E, por incrível que possa parecer, Supplice suplanta sua matriz em um quesito: história. Reza a lenda que Tom Hall escreveu um calhamaço de páginas com todo o lore de Doom, mas John Carmack teria se recusado a usar, argumentando que história em um jogo de tiro tem a mesma função da história em um filme pornô. Magoado, Tom Hall sairia da id Software. Verdade ou não, a Mekworx prova que uma boa trama se encaixa muito bem mesmo em um FPS retrô.
Todo o enredo do jogo é contado em mensagens encontradas em terminais e é completamente opcional. Quem quiser só sair por aí matando, pode sair apertando o botão de pular página e ser feliz. Quem quiser ler cada log vai descobrir os personagens e os bastidores dessa invasão, com direito a luta de classes contra a corporação que está colonizando o planeta, fofocas de escritório, reclamações da galera de TI da colônia e muitos outros detalhes que dão vida a esse universo.

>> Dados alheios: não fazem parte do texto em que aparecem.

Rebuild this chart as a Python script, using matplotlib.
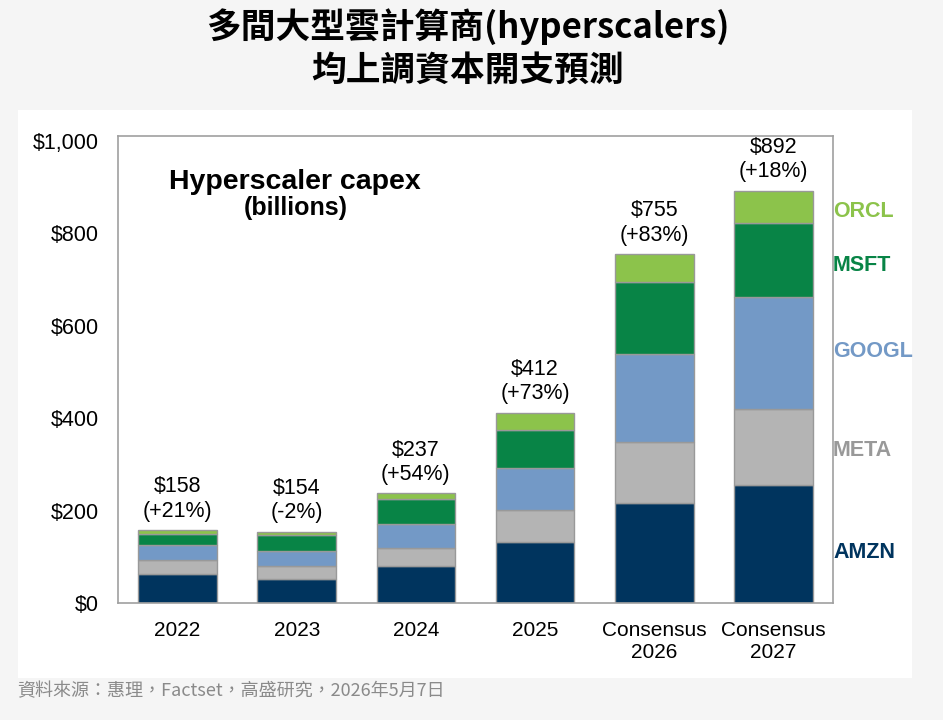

Por enquanto, Supplice tem um único episódio de seu arco (e um bônus). Parece pouco e talvez seja se você não morrer demais, não ler nada e simplesmente largar o dedo em tudo que se move com o peito aberto. Há vídeos de jogabilidade com três horas de duração. Aqui, bateu o triplo disso. Foram nove horas de nostalgia pulsante, em um dos melhores “boomer shooters” que já experimentei.